Na prática não era o esgoto propriamente dito, mas a poluição teve certa ligação com a mancha que afastou os visitantes, interditou a praia de Perequê e prejudicou diretamente a economia da cidade. Um estudo da Universidade do Vale do Itajaí (Univali), semanas depois, confirmou a proliferação de microalgas pela mudança na cor do rio. Algas essas que surgiram pelo ambiente estagnado, alta temperatura e luminosidade e, por fim, pela presença de nutrientes inorgânicos. Esse último motivado pelo lançamento de esgoto doméstico, causado pelo crescimento da cidade, o boom de habitantes durante a alta temporada e a falta de saneamento básico.

Comerciantes da cidade mostram preocupação

Um mercadinho é o vizinho de frente de Vilmar. Daqueles de bairro mesmo, com uma boa quantidade de salgadinhos e geladinhos para a criançada que chega com alguns trocados em moeda. A proprietária não estava, mas a funcionária do local — recém-chegada de Sapucaia do Sul, no Rio Grande do Sul — conta que o relato dos moradores desperta desconfiança. Há apenas dois meses em Porto Belo, ela não viveu o problema do começo do ano, mas se preocupa com os comentários da vizinhança.

— Tudo que a gente ouve e o cheiro que a gente sente nos deixam preocupados. Isso que tem ali não é um rio, na minha terra a gente chama de valão (termo pejorativo que resume uma vala de esgoto). Tenho receio, porque se não vierem turistas e ninguém
comprar aqui vou ficar desempregada — relata a moça.

Ao chegar na ponte que corta o rio Perequê e une Porto Belo a Itapema, é possível perceber dois homens jogando tarrafas em direção à água um tanto quanto escura. Um deles é chamado na região de Zé do Frete, e, entre uma entrega ou outra tenta pegar alguns peixes. O outro é o blumenauense Gilberto Larsen, morador da Itoupavazinha, mas frequentador de Perequê há 30 anos. Mesmo sem o pescado – com alguns caranguejos capturados – o representante segue jogando a rede. Tudo para aproveitar uma época do ano em que o rio ainda é parceiro da pesca.

— Venho para cá há décadas.
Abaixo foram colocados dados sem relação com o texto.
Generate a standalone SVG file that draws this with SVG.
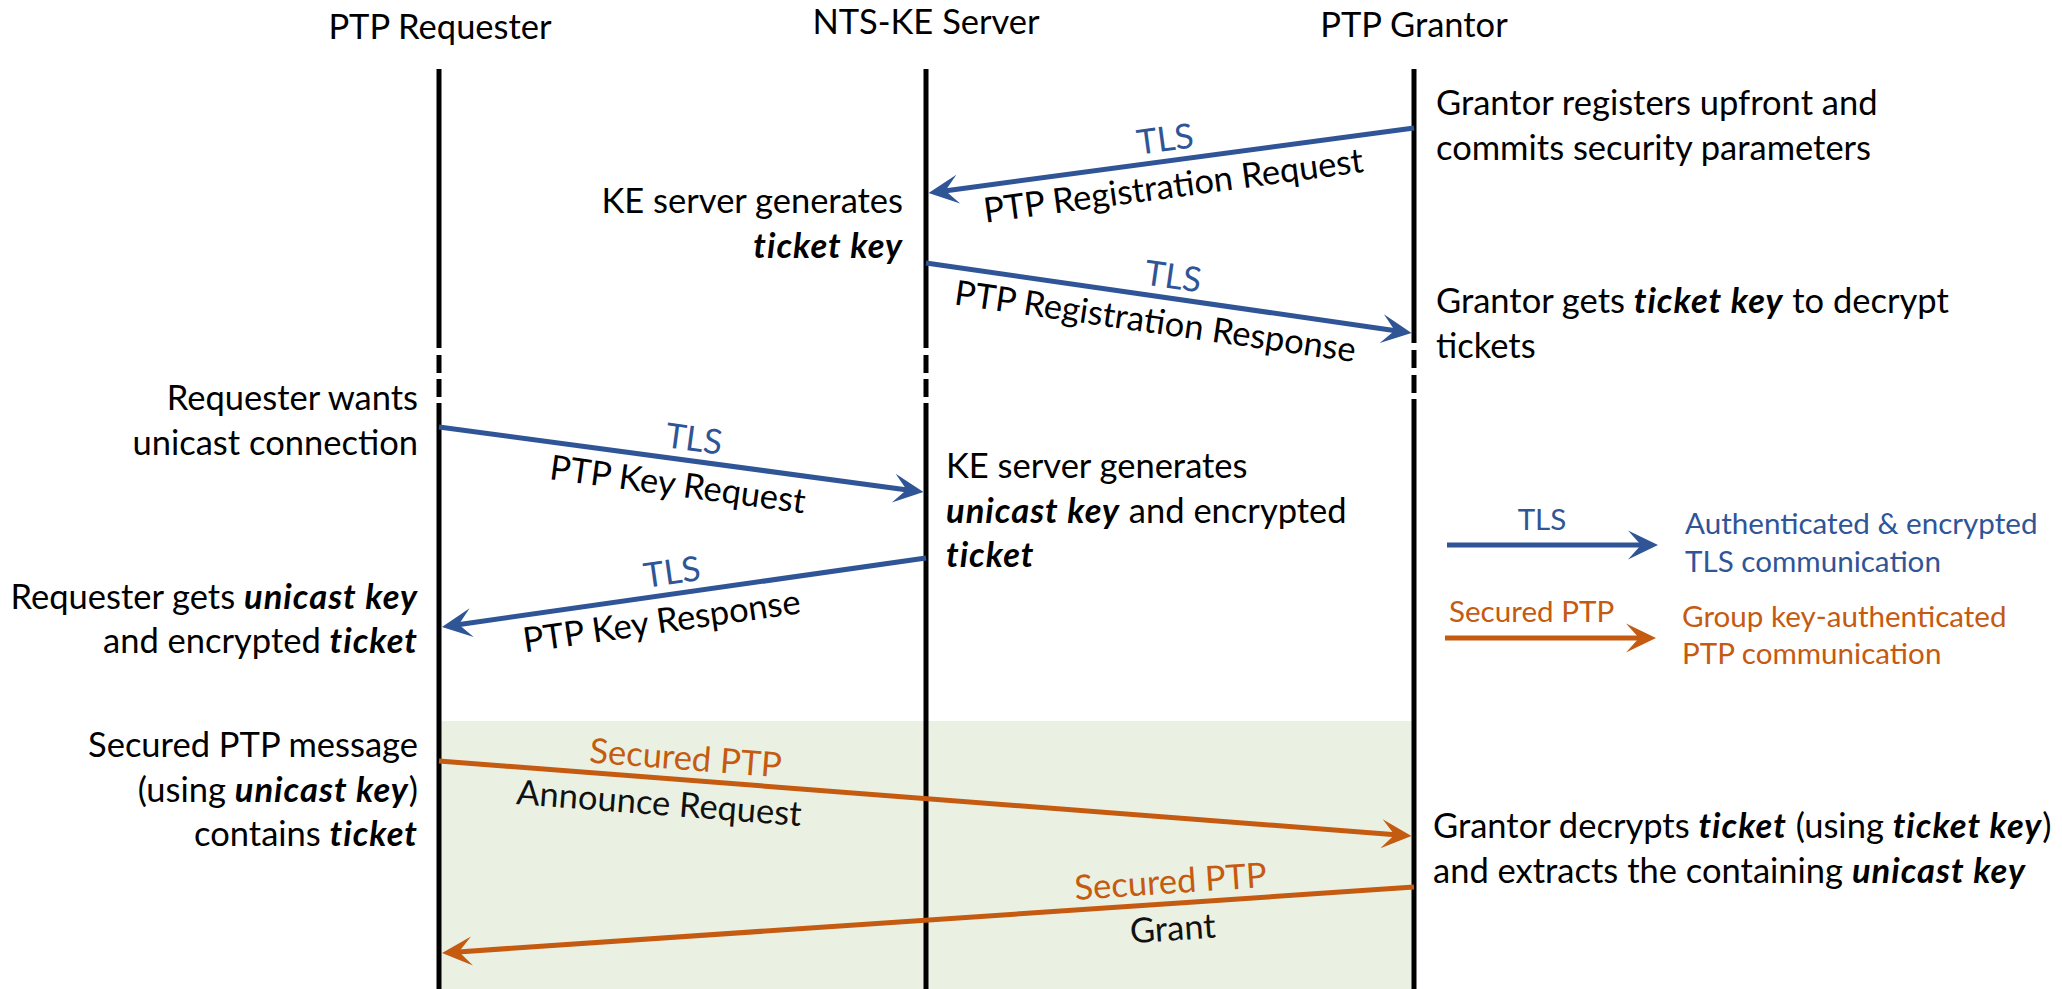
<svg xmlns="http://www.w3.org/2000/svg" width="2062" height="989" viewBox="0 0 2062 989">
  <style>
    text { font-family: Lato, "Open Sans", "Liberation Sans", sans-serif; font-size: 34.5px; fill: #000; }
    .hdr { text-anchor: middle; }
    .end { text-anchor: end; }
    .mid { text-anchor: middle; }
    .bi { font-weight: bold; font-style: italic; letter-spacing: 1px; }
    .tls { fill: #2F5597; }
    .sec { fill: #C55A11; }
    .dark { fill: #111; }
    .leg { font-size: 29.6px; }
    .life { stroke: #000; stroke-width: 5; fill: none; }
    .msg-tls { stroke: #2F5597; stroke-width: 5; fill: none; marker-end: url(#head-tls); }
    .msg-sec { stroke: #C55A11; stroke-width: 5; fill: none; marker-end: url(#head-sec); }
  </style>
  <defs>
    <marker id="head-tls" markerUnits="userSpaceOnUse" viewBox="-32 -16 34 32" markerWidth="34" markerHeight="32" refX="-16" refY="0" orient="auto">
      <path d="M0,0 L-30,-14.5 L-17,0 L-30,14.5 Z" fill="#2F5597"/>
    </marker>
    <marker id="head-sec" markerUnits="userSpaceOnUse" viewBox="-32 -16 34 32" markerWidth="34" markerHeight="32" refX="-16" refY="0" orient="auto">
      <path d="M0,0 L-30,-14.5 L-17,0 L-30,14.5 Z" fill="#C55A11"/>
    </marker>
  </defs>

  <rect width="2062" height="989" fill="#fff"/>

  <!-- secured PTP phase background -->
  <rect id="secured-phase" x="439" y="721" width="975" height="268" fill="#EAF1E2"/>

  <!-- PTP Requester lifeline and notes -->
  <g id="requester">
    <text class="hdr" x="440" y="39">PTP Requester</text>
    <path class="life" d="M439,69 V348 M439,355 V373 M439,379 V397 M439,403 V989"/>
    <text class="end" x="418" y="410">Requester wants</text>
    <text class="end" x="418" y="455">unicast connection</text>
    <text class="end" x="418" y="609">Requester gets <tspan class="bi">unicast key</tspan></text>
    <text class="end" x="418" y="653">and encrypted <tspan class="bi">ticket</tspan></text>
    <text class="end" x="418" y="757">Secured PTP message</text>
    <text class="end" x="418" y="802">(using <tspan class="bi">unicast key</tspan>)</text>
    <text class="end" x="418" y="846">contains <tspan class="bi">ticket</tspan></text>
  </g>

  <!-- NTS-KE Server lifeline and notes -->
  <g id="nts-ke-server">
    <text class="hdr" x="926" y="34">NTS-KE Server</text>
    <path class="life" d="M926,69 V348 M926,355 V373 M926,379 V397 M926,403 V989"/>
    <text class="end" x="903" y="213">KE server generates</text>
    <text class="end" x="903" y="258"><tspan class="bi">ticket key</tspan></text>
    <text x="946" y="478">KE server generates</text>
    <text x="946" y="523"><tspan class="bi">unicast key</tspan> and encrypted</text>
    <text x="946" y="567"><tspan class="bi">ticket</tspan></text>
  </g>

  <!-- PTP Grantor lifeline and notes -->
  <g id="grantor">
    <text class="hdr" x="1414" y="37">PTP Grantor</text>
    <path class="life" d="M1414,69 V343 M1414,350 V368 M1414,375 V393 M1414,399 V989"/>
    <text x="1436" y="115">Grantor registers upfront and</text>
    <text x="1436" y="160">commits security parameters</text>
    <text x="1436" y="313">Grantor gets <tspan class="bi">ticket key</tspan> to decrypt</text>
    <text x="1436" y="358">tickets</text>
    <text x="1433" y="838">Grantor decrypts <tspan class="bi">ticket</tspan> (using <tspan class="bi">ticket key</tspan>)</text>
    <text x="1433" y="883">and extracts the containing <tspan class="bi">unicast key</tspan></text>
  </g>

  <!-- messages -->
  <g id="connectors">
    <!-- PTP Registration Request -->
    <line class="msg-tls" x1="1414" y1="128" x2="944.4" y2="190.9"/>
    <text class="mid tls" transform="translate(1168,160.9) rotate(-7.63)" y="-10">TLS</text>
    <text class="mid" transform="translate(1170,160.7) rotate(-7.63)" y="37">PTP Registration Request</text>

    <!-- PTP Registration Response -->
    <line class="msg-tls" x1="926" y1="263" x2="1395.7" y2="330.7"/>
    <text class="mid tls" transform="translate(1170,298.2) rotate(8.2)" y="-10">TLS</text>
    <text class="mid" transform="translate(1159,296.6) rotate(8.2)" y="37">PTP Registration Response</text>

    <!-- PTP Key Request -->
    <line class="msg-tls" x1="439" y1="427" x2="907.6" y2="489.9"/>
    <text class="mid tls" transform="translate(691,460.8) rotate(7.64)" y="-10">TLS</text>
    <text class="mid" transform="translate(681,459.5) rotate(7.64)" y="37">PTP Key Request</text>

    <!-- PTP Key Response -->
    <line class="msg-tls" x1="926" y1="558" x2="457.8" y2="624.7"/>
    <text class="mid tls" transform="translate(675,593.8) rotate(-8.11)" y="-10">TLS</text>
    <text class="mid" transform="translate(658,596.2) rotate(-8.11)" y="37">PTP Key Response</text>

    <!-- Announce Request -->
    <line class="msg-sec" x1="439" y1="761" x2="1395.5" y2="834.8"/>
    <text class="mid sec" transform="translate(684,779.9) rotate(4.41)" y="-10">Secured PTP</text>
    <text class="mid dark" transform="translate(661,778.1) rotate(4.41)" y="37">Announce Request</text>

    <!-- Grant -->
    <line class="msg-sec" x1="1414" y1="887" x2="458" y2="951.9"/>
    <text class="mid sec" transform="translate(1172,903.4) rotate(-3.88)" y="-10">Secured PTP</text>
    <text class="mid dark" transform="translate(1171,903.5) rotate(-3.88)" y="37">Grant</text>
  </g>

  <!-- legend -->
  <g id="legend">
    <text class="leg mid tls" x="1542" y="530">TLS</text>
    <line class="msg-tls" x1="1447" y1="545" x2="1642" y2="545"/>
    <text class="leg tls" x="1685" y="534">Authenticated &amp; encrypted</text>
    <text class="leg tls" x="1685" y="572">TLS communication</text>
    <text class="leg sec" x="1449" y="622">Secured PTP</text>
    <line class="msg-sec" x1="1445" y1="638" x2="1640" y2="638"/>
    <text class="leg sec" x="1682" y="627">Group key-authenticated</text>
    <text class="leg sec" x="1682" y="664">PTP communication</text>
  </g>
</svg>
Sei que quando chegar a temporada vai ficar pior, não vai dar peixe, e o que aconteceu no começo de ano vai acontecer novamente — avalia, com pessimismo, o blumenauense.

Ações devem evitar mancha

Segundo a Fundação do Meio Ambiente de Porto Belo (Famap), pelo menos duas ações foram tomadas para evitar que a mancha negra no rio Perequê se repita na temporada 2016/2017. O presidente do órgão, Nelson Ricardo dos Passos, afirma que 40 casas que despejavam esgoto direto no rio tiveram a tubulação cortada e uma ação do município garantiu o monitoramento de onde veio o acúmulo dos dejetos:

— A chance de o problema ocorrer novamente é bem menor.

De acordo com a Fundação Estadual do Meio Ambiente (Fatma) três dos seis pontos de banho avaliados na cidade etão impróprios: na foz do rio Perequê, na saída do rio Perequezinho para o mar, e no molhe da cidade, ao lado da marina.